Explicit Formula

Functions & Advanced Algebra

An explicit formula directly calculates any term of a sequence using its position number, without needing previous terms.

Definition

An explicit formula lets you find any term in a sequence directly, just by plugging in its position number. You do not need to know the previous terms.

Example

For the sequence $3, 7, 11, 15, \ldots$, the explicit formula is $a_n = 4n - 1$. To find the $100$th term: $a_{100} = 4(100) - 1 = 399$. No need to list all $100$ terms.

Key Insight

Explicit formulas are like shortcuts. Instead of stepping through every term to reach the 50th, you jump straight there with one calculation.

Definition

An explicit (or closed-form) formula gives $a_n$ directly as a function of $n$. Arithmetic: $a_n = a_1 + (n-1)d$. Geometric: $a_n = a_1 \cdot r^{n-1}$. These are derived from the recursive rules but computed without iteration.

Example

Arithmetic: $2, 5, 8, 11, \ldots$ $a_1 = 2$, $d = 3$. Explicit: $a_n = 2 + (n-1)(3) = 3n - 1$. Check: $a_1 = 2$, $a_4 = 11$. Find the $200$th term: $a_{200} = 3(200) - 1 = 599$.

Key Insight

Converting a recursive formula to an explicit one is a key skill. For arithmetic sequences, the explicit formula is linear in $n$. For geometric, it is exponential. This reveals the underlying function type.

Definition

An explicit formula is a closed-form expression for the general term $a_n$, defining it purely in terms of $n$ without reference to other terms. For linear recurrences, the characteristic root method yields explicit formulas involving roots of the characteristic polynomial. Not all recurrences have elementary closed forms (e.g., the partition function $p(n)$).

Example

The explicit formula for the sum of the first $n$ positive integers: $S_n = n(n+1)/2$ can be proved by induction or by Gauss's pairing argument.
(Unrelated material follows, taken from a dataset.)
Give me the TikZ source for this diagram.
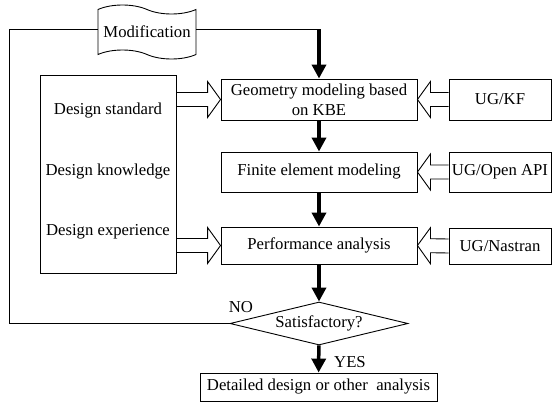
\documentclass[tikz,border=0pt]{standalone}
\usepackage{fontspec}
\setmainfont{Liberation Serif}
\usetikzlibrary{arrows.meta,calc,shapes.geometric,shapes.symbols}

% hollow block arrow between two points at the same height
\newcommand{\hollowarrow}[2]{%
  \draw[hollow]
    ($(#1)+(0,-7)$) -- ($(#2)!13pt!(#1)+(0,-7)$) -- ($(#2)!13pt!(#1)+(0,-18)$)
    -- (#2) -- ($(#2)!13pt!(#1)+(0,18)$) -- ($(#2)!13pt!(#1)+(0,7)$)
    -- ($(#1)+(0,7)$);}

\begin{document}
\begin{tikzpicture}[x=1pt, y=-1pt,
  every node/.style={font=\fontsize{16.7}{20}\selectfont},
  box/.style={draw, line width=0.9pt, minimum width=196pt, align=center, inner sep=2pt},
  tool/.style={draw, line width=0.9pt, minimum width=102pt, inner xsep=0pt},
  hollow/.style={line width=0.9pt},
  flow/.style={line width=3.5pt, -{Triangle[length=14pt, width=14pt]}},
  thin/.style={line width=0.9pt}]

  \useasboundingbox (0,0) rectangle (552,402);

  %% Main chain
  \node[box, minimum height=41pt] (geo) at (319,99.5) {Geometry modeling based\\on KBE};
  \node[box, minimum height=40pt] (fem) at (319,172) {Finite element modeling};
  \node[box, minimum height=37pt] (perf) at (319,245.5) {Performance analysis};
  \node[draw, diamond, line width=0.9pt, aspect=4, inner sep=0pt,
        minimum width=178pt, minimum height=43pt] (check) at (319,323.5) {Satisfactory?};
  \node[draw, line width=0.9pt, minimum width=237pt, minimum height=28pt] (detail)
        at (318.5,387) {Detailed design or other\ \ analysis};

  %% Tools on the right
  \node[tool, minimum height=41pt] (kf) at (500,99.5) {UG/KF};
  \node[tool, minimum height=40pt] (api) at (500,172) {UG/Open API};
  \node[tool, minimum height=36pt] (nastran) at (500,246) {UG/Nastran};

  %% Knowledge box on the left
  \node[draw, line width=0.9pt, minimum width=136pt, minimum height=198pt] (know) at (108,174) {};
  \node (std) at (108,111) {Design standard};
  \node (kno) at (108,172) {Design knowledge};
  \node (exp) at (108,232) {Design experience};

  %% Modification flag
  \node[draw, tape, line width=0.9pt, minimum width=98pt, minimum height=54pt,
        tape bend top=out and in, tape bend bottom=out and in,
        tape bend height=9pt, inner sep=1pt] (modif) at (147,32) {Modification};

  % Flow arrows
  \coordinate (turn) at (319,29);
  \draw[thin] (modif.east |- turn) -- (turn);
  \draw[flow] (turn) -- (geo.north);
  \draw[flow] (geo) -- (fem);
  \draw[flow] (fem) -- (perf);
  \draw[flow] (perf) -- (check);
  \draw[flow] (check) -- (detail);

  % Feedback loop
  \coordinate (loop) at (9,0);
  \draw[thin] (check.west) -- (loop |- check.west) -- (loop |- turn) -- (modif.west |- turn);

  % Hollow arrows
  \hollowarrow{know.east |- geo.west}{geo.west}
  \hollowarrow{know.east |- perf.west}{perf.west}
  \hollowarrow{kf.west}{geo.east}
  \hollowarrow{api.west}{fem.east}
  \hollowarrow{nastran.west}{perf.east}

  % Labels
  \node (no) at (241,307) {NO};
  \node (yes) at (350,362) {YES};
\end{tikzpicture}
\end{document}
This is closed-form: one evaluation gives the answer for any $n$.

Key Insight

The existence of a closed-form formula is not guaranteed. Deciding whether a recursively defined sequence has a closed form is a deep question in symbolic computation, related to the theory of D-finite sequences and Liouville's theorem on integration in finite terms.